Written exercise: Retype the entries, please, from their first line to the line containing "import matplotlib.pyplot as plt", exactly and only those lines, minus the pictures.

[start Excerpted records]

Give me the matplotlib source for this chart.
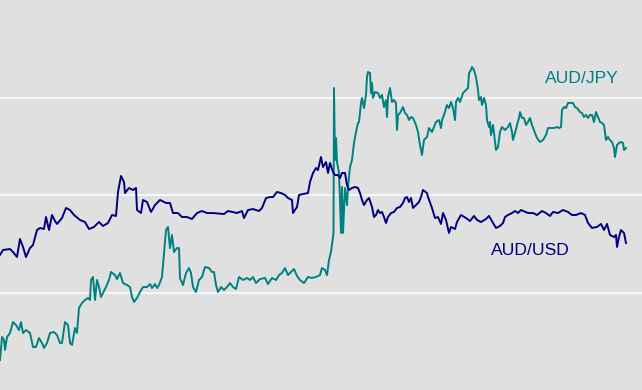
import matplotlib
matplotlib.use("Agg")
import matplotlib.pyplot as plt

# AUD/USD (index level) by day index
usd_t = [0, 3, 10, 13, 17, 20, 23, 26, 30, 33, 37, 40, 44, 46, 49, 52, 55, 57, 62, 66,
         70, 74, 80, 85, 89, 94, 99, 103, 108, 112, 116, 118, 121, 124, 125, 129, 133, 136, 137, 141,
         143, 147, 151, 155, 160, 166, 170, 173, 178, 182, 187, 192, 197, 202, 207, 213, 224, 228, 237, 242,
         244, 248, 253, 259, 262, 266, 270, 273, 277, 281, 285, 288, 292, 293, 297, 299, 303, 308, 310, 313,
         316, 318, 321, 323, 326, 328, 330, 333, 335, 338, 340, 342, 345, 347, 349, 352, 355, 358, 360, 362,
         364, 367, 369, 372, 374, 376, 378, 380, 382, 384, 386, 388, 391, 394, 397, 400, 403, 405, 407, 409,
         411, 413, 416, 419, 421, 423, 427, 428, 432, 435, 438, 441, 443, 446, 449, 451, 455, 457, 461, 466,
         470, 474, 477, 481, 486, 489, 493, 496, 500, 503, 505, 508, 512, 515, 518, 521, 528, 533, 537, 542,
         546, 550, 553, 558, 563, 568, 572, 576, 581, 585, 588, 592, 597, 601, 604, 607, 610, 614, 616, 617,
         619, 621, 624, 626]
usd_v = [138.5, 143.6, 144.6, 141.5, 136.4, 154.9, 146.7, 136.4, 145.6, 148.7, 164.1, 166.2, 165.1, 177.4, 164.1, 179.5, 173.3, 170.3, 176.4, 186.7,
         184.6, 179.5, 174.4, 172.3, 165.1, 167.2, 172.3, 168.2, 171.3, 179.5, 178.5, 203.1, 219.5, 213.3, 202.0, 207.2, 205.1, 207.2, 184.6, 181.5,
         194.9, 192.8, 182.6, 189.7, 194.9, 191.8, 191.8, 181.5, 181.5, 177.4, 177.4, 175.4, 181.5, 183.6, 181.5, 181.5, 180.5, 183.6, 181.5, 183.6,
         176.4, 184.6, 185.6, 183.6, 186.7, 196.9, 197.9, 197.9, 203.1, 202.0, 200.0, 196.9, 194.9, 181.5, 187.7, 200.0, 201.0, 202.0, 213.3, 222.6,
         227.7, 225.6, 239.0, 228.7, 233.8, 222.6, 232.8, 223.6, 220.5, 220.5, 217.4, 222.6, 222.6, 210.3, 205.1, 207.2, 208.2, 207.2, 202.0, 194.9,
         189.7, 194.9, 196.9, 187.7, 177.4, 179.5, 184.6, 181.5, 182.6, 177.4, 171.3, 177.4, 181.5, 182.6, 186.7, 187.7, 191.8, 196.9, 197.9, 192.8,
         196.9, 186.7, 189.7, 192.8, 197.9, 205.1, 202.0, 197.9, 186.7, 176.4, 177.4, 170.3, 181.5, 174.4, 161.0, 167.2, 165.1, 172.3, 179.5, 176.4,
         173.3, 178.5, 174.4, 172.3, 175.4, 178.5, 171.3, 166.2, 168.2, 171.3, 177.4, 179.5, 181.5, 183.6, 181.5, 184.6, 181.5, 181.5, 179.5, 183.6,
         181.5, 178.5, 182.6, 181.5, 184.6, 182.6, 179.5, 179.5, 181.5, 179.5, 171.3, 166.2, 167.2, 170.3, 164.1, 170.3, 159.0, 156.9, 159.0, 146.7,
         156.9, 164.1, 161.0, 150.8]

# AUD/JPY (index level) by day index
jpy_t = [0, 2, 4, 5, 7, 10, 13, 16, 19, 21, 23, 26, 30, 33, 36, 39, 42, 44, 47, 50,
         54, 57, 60, 62, 65, 68, 70, 72, 75, 77, 79, 82, 85, 88, 90, 91, 93, 95, 97, 99,
         101, 103, 106, 109, 111, 115, 117, 120, 123, 127, 130, 132, 134, 137, 140, 143, 147, 150, 152, 155,
         157, 159, 162, 164, 166, 168, 170, 172, 174, 177, 179, 180, 183, 186, 189, 191, 193, 196, 199, 202,
         205, 209, 212, 214, 216, 218, 221, 224, 227, 230, 233, 236, 239, 243, 247, 250, 253, 256, 260, 265,
         268, 272, 276, 279, 282, 285, 288, 291, 294, 297, 300, 304, 308, 312, 316, 320, 322, 325, 327, 329,
         331, 333, 333.5, 334, 335, 336, 337, 339, 340, 341, 342, 343, 345, 347, 348, 350, 352, 354, 356, 358,
         359, 361, 362, 364, 366, 367, 368, 370, 371, 372, 373, 375, 378, 380, 382, 384, 386, 387, 388, 390,
         392, 394, 396, 397, 398, 400, 403, 405, 407, 409, 411, 413, 416, 418, 420, 422, 424, 427, 429, 432,
         434, 436, 439, 441, 442, 444, 447, 449, 451, 453, 455, 456, 458, 460, 463, 466, 468, 469, 471, 472,
         474, 476, 478, 479, 481, 482, 484, 486, 487, 489, 490, 491, 493, 494, 496, 498, 500, 502, 505, 508,
         510, 512, 513, 515, 517, 519, 520, 522, 524, 526, 528, 530, 532, 535, 537, 540, 543, 546, 548, 551,
         554, 557, 559, 561, 562, 564, 566, 568, 571, 573, 575, 577, 580, 582, 584, 586, 588, 590, 592, 594,
         596, 598, 600, 602, 604, 606, 608, 610, 612, 614, 615, 617, 619, 621, 623, 624, 626]
jpy_v = [30.8, 54.4, 51.3, 41.0, 54.4, 58.5, 69.7, 66.7, 61.5, 69.7, 58.5, 61.5, 58.5, 44.1, 44.1, 53.3, 48.2, 43.1, 48.2, 58.5,
         59.5, 56.4, 48.2, 48.2, 69.7, 66.7, 48.2, 46.2, 63.6, 58.5, 84.1, 89.2, 92.3, 94.4, 92.3, 112.8, 115.9, 92.3, 112.8, 105.6,
         95.4, 99.5, 105.6, 112.8, 121.0, 117.9, 113.8, 120.0, 109.7, 107.7, 105.6, 95.4, 90.3, 94.4, 100.5, 105.6, 105.6, 108.7, 104.6, 108.7,
         104.6, 107.7, 115.9, 140.5, 164.1, 167.2, 145.6, 159.0, 141.5, 145.6, 145.6, 114.9, 107.7, 120.0, 125.1, 120.0, 105.6, 100.5, 112.8, 115.9,
         126.2, 125.1, 121.0, 121.0, 107.7, 100.5, 105.6, 102.6, 105.6, 109.7, 105.6, 103.6, 115.9, 112.8, 114.9, 112.8, 115.9, 109.7, 113.8, 114.9,
         108.7, 114.9, 112.8, 117.9, 120.0, 125.1, 117.9, 121.0, 124.1, 116.9, 112.8, 109.7, 115.9, 114.9, 115.9, 117.9, 125.1, 123.1, 117.9, 133.3,
         141.5, 156.9, 161.0, 309.7, 235.9, 258.5, 233.8, 222.6, 194.9, 161.0, 208.2, 161.0, 207.2, 189.7, 208.2, 228.7, 235.9, 253.3, 264.6, 273.8,
         274.9, 294.4, 299.5, 289.2, 302.6, 321.0, 326.2, 325.1, 304.6, 314.9, 299.5, 305.6, 304.6, 299.5, 302.6, 290.2, 297.4, 280.0, 300.5, 309.7,
         295.4, 297.4, 294.4, 266.7, 282.1, 284.1, 290.2, 284.1, 282.1, 276.9, 280.0, 279.0, 271.8, 264.6, 251.3, 241.0, 256.4, 259.5, 268.7, 264.6,
         269.7, 274.9, 276.9, 268.7, 276.9, 282.1, 292.3, 289.2, 295.4, 289.2, 276.9, 295.4, 299.5, 295.4, 304.6, 307.7, 309.7, 325.1, 328.2, 331.3,
         328.2, 321.0, 307.7, 297.4, 300.5, 292.3, 299.5, 292.3, 276.9, 269.7, 274.9, 261.5, 271.8, 263.6, 246.2, 249.2, 264.6, 269.7, 266.7, 269.7,
         273.8, 264.6, 256.4, 263.6, 271.8, 279.0, 285.1, 279.0, 279.0, 271.8, 274.9, 279.0, 271.8, 263.6, 258.5, 254.4, 256.4, 261.5, 268.7, 268.7,
         268.7, 269.7, 268.7, 269.7, 287.2, 290.2, 289.2, 294.4, 294.4, 294.4, 290.2, 289.2, 285.1, 284.1, 280.0, 282.1, 279.0, 282.1, 282.1, 274.9,
         285.1, 280.0, 274.9, 273.8, 271.8, 256.4, 259.5, 256.4, 254.4, 248.2, 239.0, 251.3, 253.3, 254.4, 253.3, 246.2, 248.2]

series_labels = ["AUD/JPY", "AUD/USD"]
grid_levels = [100, 200, 300]

jpy_color = "#008080"
usd_color = "#000080"

fig = plt.figure(figsize=(6.42, 3.9), dpi=100)
ax = fig.add_axes([0, 0, 1, 1])
ax.set_facecolor("#e0e0e0")
fig.patch.set_facecolor("#e0e0e0")

for g in grid_levels:
    ax.axhline(g, color="white", linewidth=1.1, zorder=1)

ax.plot(jpy_t, jpy_v, color=jpy_color, linewidth=1.4, zorder=3)
ax.plot(usd_t, usd_v, color=usd_color, linewidth=1.4, zorder=3)

ax.text(582, 319, series_labels[0], color=jpy_color, fontsize=12.6,
        family="Liberation Sans", ha="center", va="center")
ax.text(530, 143, series_labels[1], color=usd_color, fontsize=12.6,
        family="Liberation Sans", ha="center", va="center")

ax.set_xlim(0, 642)
ax.set_ylim(0, 400)
ax.set_xticks([])
ax.set_yticks([])
for s in ax.spines.values():
    s.set_visible(False)

fig.savefig("out.png", dpi=100, facecolor=fig.get_facecolor())
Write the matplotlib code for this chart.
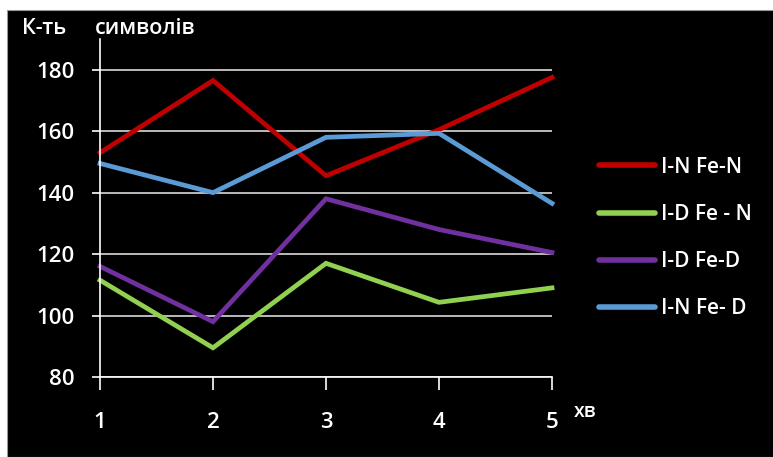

[end Excerpted records]

Answer:
Give me the matplotlib source for this chart.
import matplotlib
matplotlib.use("Agg")
import matplotlib.pyplot as plt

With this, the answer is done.